(RECORDED DATA):
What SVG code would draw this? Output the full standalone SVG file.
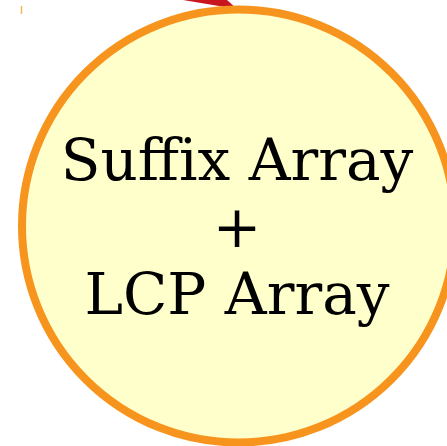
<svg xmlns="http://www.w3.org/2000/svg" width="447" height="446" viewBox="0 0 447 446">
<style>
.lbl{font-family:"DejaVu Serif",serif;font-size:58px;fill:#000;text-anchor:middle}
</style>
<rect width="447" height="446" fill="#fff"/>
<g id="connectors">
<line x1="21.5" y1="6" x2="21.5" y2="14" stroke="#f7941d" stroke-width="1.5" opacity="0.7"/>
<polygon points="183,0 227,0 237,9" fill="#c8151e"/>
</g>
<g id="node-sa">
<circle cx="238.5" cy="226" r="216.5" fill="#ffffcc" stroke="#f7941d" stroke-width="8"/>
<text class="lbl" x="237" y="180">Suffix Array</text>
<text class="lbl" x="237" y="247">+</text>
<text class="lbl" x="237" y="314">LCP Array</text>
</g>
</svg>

(WHAT IS EXPECTED): Skip every picture and transcribe the data above exactly.

(COMPLETED TASK):
What SVG code would draw this? Output the full standalone SVG file.
<svg xmlns="http://www.w3.org/2000/svg" width="447" height="446" viewBox="0 0 447 446">
<style>
.lbl{font-family:"DejaVu Serif",serif;font-size:58px;fill:#000;text-anchor:middle}
</style>
<rect width="447" height="446" fill="#fff"/>
<g id="connectors">
<line x1="21.5" y1="6" x2="21.5" y2="14" stroke="#f7941d" stroke-width="1.5" opacity="0.7"/>
<polygon points="183,0 227,0 237,9" fill="#c8151e"/>
</g>
<g id="node-sa">
<circle cx="238.5" cy="226" r="216.5" fill="#ffffcc" stroke="#f7941d" stroke-width="8"/>
<text class="lbl" x="237" y="180">Suffix Array</text>
<text class="lbl" x="237" y="247">+</text>
<text class="lbl" x="237" y="314">LCP Array</text>
</g>
</svg>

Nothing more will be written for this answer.